As an autobiographical movie it’s not that good. As a musical documentary it’s just awful. Like a school girl with a crush Heuermann is left inarticulate in the aura of her love interest. Her visuals are clumsy. Her editing is either showy, but not artistic. And, her narration stinks of bad acting.

She cloying tries to sound philosophical as she attempts to present Zorn’s wildly unclassifiable music. Zorn is not an easy target to pin down. He doesn’t enjoy giving interviews. His music, in his own words, is best served without visuals. The last thing he wants are people putting images to his sounds. He’s spent a good portion of his life avoiding this. So, making an visual work about Zorn’s music is a Sisyphean tasks. Heuermann understands this complication and tries to incorporate her struggle into the film.

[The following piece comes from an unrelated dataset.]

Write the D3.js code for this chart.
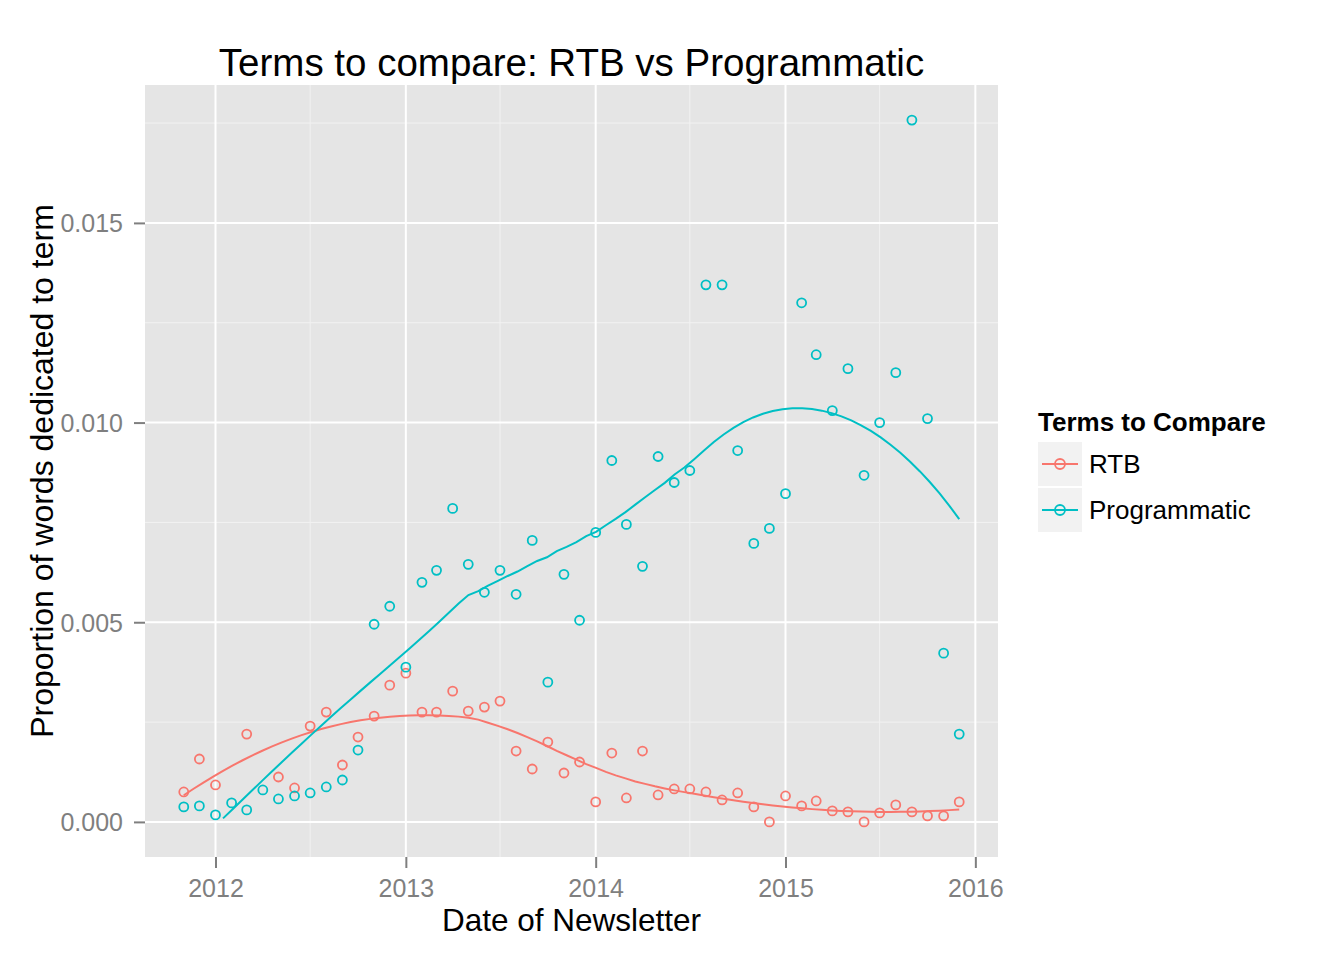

It doesn’t work and instead you have vain attempts to approach her visuals and editing in the same fashion Zorn approaches his musical compositions. Zorn works in what he calls ‘blocks’. They range anywhere from one second to many minutes in length and they are always complete statements, but they are only part of the large piece. By truncating her story into 12 pieces I believe Heuermann is trying to act in a similar way, but her blocks are not complete and they only get in the way of the more lucid moments when she presents factual information about Zorn, his life, and his music in much more traditional documentary approach.

The whole thing would be a complete loss were it not for those moments when Zorn and his music take center stage. Footage of him playing with his groups Masada and Naked City, make the rest of the garbage worth enduring, though why it should be endured at all is so very questionable. I leave the film knowing only a little more about Zorn and too much about the director.